Colunista - Dr. Sílvio Lopes de Almeida Neto

MATOSO

Por Dr. Sílvio Lopes de Almeida Neto

18/10/2017

Pela manhã, ainda meio desembaraçado, desimpedido, desocupado, com certo dei no vinte, advinhando, dei com a chave do enigma. Certo é que vivo em uma localidade afastada e sem habitantes, erma de tudo, mambembe mesmo. A primeira pancada do dia veio do encontro com um sujeito vieux-chêne, cara mesmo de carvalho antigo. Pensei naquele instante em um pileque onça, uma ligeira embriaguez. A propósito o Matoso é que veio aos meus ouvidos ruminar, tornar a mastigar, remoer sobre justiça. Dizia ele que o Pretor Santoro, tipo que lembrava um antigo magistrado romano, usou de pretexto fora da lei para absolver um desafeto seu. Quaresma, o desafeto, lançou-lhe cara adentro um sopapo, pancada dada com a mão fechada na zona abaixo do queixo, um murro, um soco; vou amenizar, um bofetão.

Todas as formas usei para tentar lhe explicar que a decisão do Pretor Santoro não era terminativa, havendo certeiramente possibilidade de recurso para instância superior. Não desista, lhe expliquei. Matoso, contudo, me adjetivou, me qualificou como pedante, ou seja, que eu estava dando ares de sábio. Imaginem minha reação! Com toda parcimônia, economia, sobriedade possível, procurei encetar, então outro assunto. Desviei para o lado da poesia. Matoso me obrigou a estancar a frase ainda pela metade. A jurisprudência da prudência, virtude que nos faz conseguir o que desejamos, evitando todos os perigos, cautela, ainda que eu não a tenha no mais das vezes, veio em meu socorro. Me fiz todo silêncio. Matoso, sequioso, sedento,ávido de águas turvas da discórdia, rumou, então, para a política. Bradou, rugiu aos quatro ventos que a culpa do Pretor estava atrelada, dominada pelo político Figueiredo, contraparente, parente por afinidade, afastado, do Quaresma.

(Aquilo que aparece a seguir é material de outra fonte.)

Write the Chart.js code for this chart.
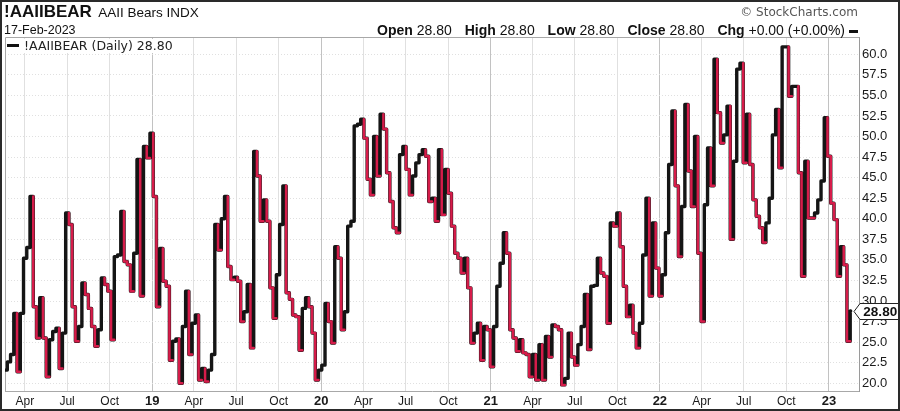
<!DOCTYPE html>
<html>
<head>
<meta charset="utf-8">
<title>!AAIIBEAR</title>
<script src="https://cdn.jsdelivr.net/npm/chart.js@4.4.1/dist/chart.umd.min.js"></script>
<style>
  html, body { margin: 0; padding: 0; background: #fff; }
  #wrap { position: relative; width: 900px; height: 411px; overflow: hidden; background: #fff; }
  #wrap canvas { position: absolute; left: 0; top: 0; }
  .frame { position: absolute; left: 0; top: 0; width: 900px; height: 411px; box-sizing: border-box; border: 2px solid #2a2a2a; pointer-events: none; }
  .txt { position: absolute; white-space: nowrap; color: #111; font-family: 'Liberation Sans', Arial, sans-serif; }
  #title { left: 4px; top: 2px; line-height: 20px; }
  #title b { font-size: 17px; }
  #title span { font-size: 13.5px; margin-left: 2px; }
  #date { left: 4px; top: 23px; font-size: 12.5px; line-height: 15px; }
  #copy { right: 42px; top: 5px; font-family: 'DejaVu Sans', sans-serif; font-size: 12px; color: #555; line-height: 15px; }
  #quote { right: 42px; top: 22px; font-size: 14px; line-height: 17px; }
  #quote b { margin-left: 9px; }
  #quote b:first-child { margin-left: 0; }
  #quote .dash, #legend .dash { display: inline-block; width: 9px; height: 3px; background: #111; vertical-align: middle; margin-left: 4px; }
  #legend { left: 6px; top: 39px; height: 14px; padding: 0 3px 0 1px; background: #fff; font-family: 'DejaVu Sans', sans-serif; font-size: 12.5px; line-height: 14px; color: #222; }
  #legend .dash { width: 12px; margin: 0 5px 0 0; vertical-align: 3px; }
</style>
</head>
<body>
<div id="wrap">
  <canvas id="chart" width="900" height="411"></canvas>
  <div class="txt" id="title"><b>!AAIIBEAR</b> <span>AAII Bears INDX</span></div>
  <div class="txt" id="date"></div>
  <div class="txt" id="copy">&copy; StockCharts.com</div>
  <div class="txt" id="quote"></div>
  <div class="txt" id="legend"></div>
  <div class="frame"></div>
</div>
<script>
// weekly AAII bearish readings (%), first release 2018-02-15, one per Thursday
const firstRelease = '2018-02-15';
const lastDate = '2023-02-17';
const bears = [
  21.6, 22.6, 23.5, 28.5, 21.4, 28.5, 35.2, 36.5, 42.7, 29.3,
  25.5, 30.4, 25.5, 20.8, 25.3, 26.3, 26.7, 21.8, 26.1, 40.7,
  39.3, 29.3, 25.1, 26.9, 32.2, 30.8, 29.1, 26.9, 24.5, 26.5,
  32.8, 32.0, 31.2, 25.3, 35.4, 35.6, 40.9, 34.8, 34.4, 31.2,
  35.8, 47.2, 30.6, 48.8, 47.4, 50.4, 42.7, 29.3, 36.4, 32.4,
  31.8, 22.8, 25.1, 25.4, 20.0, 26.9, 31.2, 23.5, 27.3, 28.3,
  20.4, 21.8, 20.2, 21.6, 23.5, 39.3, 36.2, 40.0, 42.7, 34.2,
  32.6, 32.9, 32.4, 27.5, 28.7, 32.0, 24.3, 48.2, 45.2, 39.7,
  42.3, 39.7, 31.6, 27.9, 33.2, 39.3, 44.0, 31.0, 30.2, 28.3,
  28.1, 24.0, 29.1, 30.4, 29.3, 26.1, 20.4, 21.6, 22.2, 29.7,
  27.5, 24.9, 36.6, 35.2, 26.5, 28.7, 39.1, 39.7, 51.3, 51.5,
  52.1, 49.8, 44.8, 42.9, 50.0, 45.2, 52.7, 50.9, 45.6, 42.1,
  38.9, 38.3, 47.8, 48.8, 46.0, 42.9, 45.2, 46.8, 47.8, 48.4,
  47.6, 42.1, 42.5, 39.7, 48.4, 40.5, 46.0, 43.1, 39.1, 35.8,
  35.2, 33.4, 35.2, 31.6, 24.9, 26.1, 27.3, 22.8, 26.9, 26.5,
  22.0, 26.9, 31.8, 34.6, 38.3, 35.8, 26.5, 25.5, 23.9, 25.3,
  23.7, 23.5, 20.8, 23.5, 20.4, 24.7, 20.4, 25.7, 23.2, 27.1,
  26.9, 26.5, 19.8, 20.6, 26.1, 23.2, 22.2, 24.7, 26.9, 30.8,
  24.1, 31.8, 31.9, 35.2, 33.4, 33.0, 27.3, 39.5, 39.1, 40.7,
  36.6, 31.8, 28.1, 29.5, 26.1, 24.3, 27.3, 35.6, 42.5, 30.6,
  39.5, 34.0, 30.6, 33.2, 38.3, 46.6, 53.1, 44.0, 35.4, 41.5,
  53.9, 45.8, 41.5, 50.0, 35.8, 27.5, 41.7, 48.6, 44.0, 59.4,
  52.9, 49.2, 50.2, 53.7, 37.5, 47.0, 58.2, 58.9, 46.8, 52.7,
  46.6, 42.3, 40.3, 38.9, 37.1, 39.5, 42.5, 50.2, 53.3, 46.2,
  60.9, 60.9, 54.9, 56.1, 56.1, 45.6, 33.0, 47.0, 40.1, 40.1,
  40.7, 42.3, 44.6, 52.3, 47.6, 41.9, 39.9, 33.0, 36.6, 34.4,
  25.1, 28.8
];

const quarterTicks = [
  '2018-04-01', '2018-07-01', '2018-10-01',
  '2019-01-01', '2019-04-01', '2019-07-01', '2019-10-01',
  '2020-01-01', '2020-04-01', '2020-07-01', '2020-10-01',
  '2021-01-01', '2021-04-01', '2021-07-01', '2021-10-01',
  '2022-01-01', '2022-04-01', '2022-07-01', '2022-10-01',
  '2023-01-01'
];
const quarterLabels = [
  'Apr', 'Jul', 'Oct',
  '19', 'Apr', 'Jul', 'Oct',
  '20', 'Apr', 'Jul', 'Oct',
  '21', 'Apr', 'Jul', 'Oct',
  '22', 'Apr', 'Jul', 'Oct',
  '23'
];
const yTicks = [20, 22.5, 25, 27.5, 30, 32.5, 35, 37.5, 40, 42.5, 45, 47.5, 50, 52.5, 55, 57.5, 60];

const FONT = "'Liberation Sans', Arial, sans-serif";
const UP = '#151515';
const DOWN = '#d61c4a';

// days since 2018-01-01
const dayOf = s => (Date.parse(s) - Date.parse('2018-01-01')) / 86400000;
const isYear = i => /^\d+$/.test(quarterLabels[i] || '');

// each week's value is held until the next release; point sits at the end of its week
const t0 = dayOf(firstRelease);
const pts = [{ x: t0, y: bears[0] }];
bears.forEach((v, k) => {
  pts.push({ x: k < bears.length - 1 ? t0 + 7 * (k + 1) : dayOf(lastDate), y: v });
});
const dir = pts.map(() => 'up');
for (let i = 1; i < pts.length; i++) {
  dir[i] = pts[i].y > pts[i - 1].y ? 'up' : pts[i].y < pts[i - 1].y ? 'down' : dir[i - 1];
}

const last = bears[bears.length - 1].toFixed(2);
const [yy, mm, dd] = lastDate.split('-');
const months = ['Jan','Feb','Mar','Apr','May','Jun','Jul','Aug','Sep','Oct','Nov','Dec'];
document.getElementById('date').textContent = dd + '-' + months[+mm - 1] + '-' + yy;
document.getElementById('quote').innerHTML =
  '<b>Open</b> ' + last + ' <b>High</b> ' + last + ' <b>Low</b> ' + last +
  ' <b>Close</b> ' + last + ' <b>Chg</b> +0.00 (+0.00%)<span class="dash"></span>';
document.getElementById('legend').innerHTML =
  '<span class="dash"></span>!AAIIBEAR (Daily) ' + last;

const framePlugin = {
  id: 'frame',
  beforeDatasetsDraw(chart) {
    const { ctx, chartArea: a } = chart;
    ctx.save();
    ctx.strokeStyle = '#a8a8a8';
    ctx.lineWidth = 1;
    ctx.beginPath();
    ctx.moveTo(a.left + 0.5, a.bottom);
    ctx.lineTo(a.left + 0.5, a.top + 0.5);
    ctx.lineTo(a.right, a.top + 0.5);
    ctx.stroke();
    ctx.restore();
  },
  afterDraw(chart) {
    const { ctx, chartArea: a } = chart;
    const y = Math.round(chart.scales.y.getPixelForValue(bears[bears.length - 1])) + 0.5;
    const x0 = a.right - 5, x1 = a.right + 39.5;
    ctx.save();
    ctx.beginPath();
    ctx.moveTo(x0, y);
    ctx.lineTo(x0 + 6, y - 8);
    ctx.lineTo(x1, y - 8);
    ctx.lineTo(x1, y + 8);
    ctx.lineTo(x0 + 6, y + 8);
    ctx.closePath();
    ctx.fillStyle = '#fff';
    ctx.fill();
    ctx.strokeStyle = '#222';
    ctx.lineWidth = 1;
    ctx.stroke();
    ctx.fillStyle = '#111';
    ctx.font = 'bold 13.5px ' + FONT;
    ctx.textAlign = 'center';
    ctx.textBaseline = 'middle';
    ctx.fillText(last, (x0 + 6 + x1) / 2 + 1, y + 1);
    ctx.restore();
  }
};

new Chart(document.getElementById('chart'), {
  type: 'line',
  data: {
    datasets: [
      {
        data: pts,
        stepped: 'after',
        borderColor: DOWN,
        borderWidth: 2.5,
        pointRadius: 0,
        borderJoinStyle: 'round',
        borderCapStyle: 'round',
        order: 1,
        segment: {
          borderColor: c => dir[c.p1DataIndex] === 'down' ? DOWN : 'rgba(0,0,0,0)'
        }
      },
      {
        data: pts,
        stepped: 'after',
        borderColor: UP,
        borderWidth: 3.4,
        pointRadius: 0,
        borderJoinStyle: 'round',
        borderCapStyle: 'round',
        order: 2
      }
    ]
  },
  options: {
    responsive: false,
    animation: false,
    devicePixelRatio: 1,
    layout: { padding: { top: 37, left: 5, right: 0, bottom: 0 } },
    plugins: { legend: { display: false }, tooltip: { enabled: false } },
    scales: {
      x: {
        type: 'linear',
        min: dayOf('2018-02-17'),
        max: dayOf('2023-03-07'),
        afterBuildTicks: s => { s.ticks = quarterTicks.map(d => ({ value: dayOf(d) })); },
        afterFit: s => { s.height = 20; },
        ticks: {
          autoSkip: false,
          maxRotation: 0,
          padding: 3,
          color: '#1a1a1a',
          font: c => ({ family: FONT, size: isYear(c.index) ? 13 : 12, weight: isYear(c.index) ? 'bold' : 'normal' }),
          callback: (v, i) => quarterLabels[i]
        },
        grid: {
          drawTicks: false,
          color: c => isYear(c.index) ? '#c2c2c2' : '#e0e0e0'
        },
        border: { display: true, color: '#a8a8a8' }
      },
      y: {
        position: 'right',
        min: 19.06,
        max: 62.1,
        afterBuildTicks: s => { s.ticks = yTicks.map(v => ({ value: v })); },
        afterFit: s => { s.width = 41; },
        ticks: {
          padding: 3,
          color: '#1a1a1a',
          font: { family: FONT, size: 13 },
          callback: v => v.toFixed(1)
        },
        grid: { drawTicks: false, color: '#e0e0e0' },
        border: { display: true, color: '#9a9a9a', dash: [1, 2] }
      }
    }
  },
  plugins: [framePlugin]
});
</script>
</body>
</html>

Comentou, outrossim, que o Figueiredo, homem de sobrolho denso e oleoso, era “muito forte na política” e assim o mariola do Pretor se borrou de medo. Don Juan estivesse vivo, testemunha seria de que me afastei tal qual um Huguenote, contudo, sem nenhuma palavra. Passadas algumas horas, sub tegmine, sob a sombra, ponderei, apreciei com madureza, estudei detidamente a revolta do Matoso e concluí que somos mundongos diante dos poderes. Esse golpe tão profundo nos mostra que a Corte Superior se encontra amalgamada, misturada confusamente com a política; as palavras proferidas não falam do direito, ao contrário, falam do politicamente correto.

 

 

Dr. Sílvio Lopes de Almeida Neto é um renomado advogado com vinte e cinco anos de atuação na área criminal. Ele adora defender seu semelhante e, além dessa bonita profissão, gosta de escrever crônicas nos momentos de lazer. Ele é casado com a rioesperense Drª Sara Miranda, reside na maravilhosa cidade de Rio Espera e é colunista em nosso portal de notícias.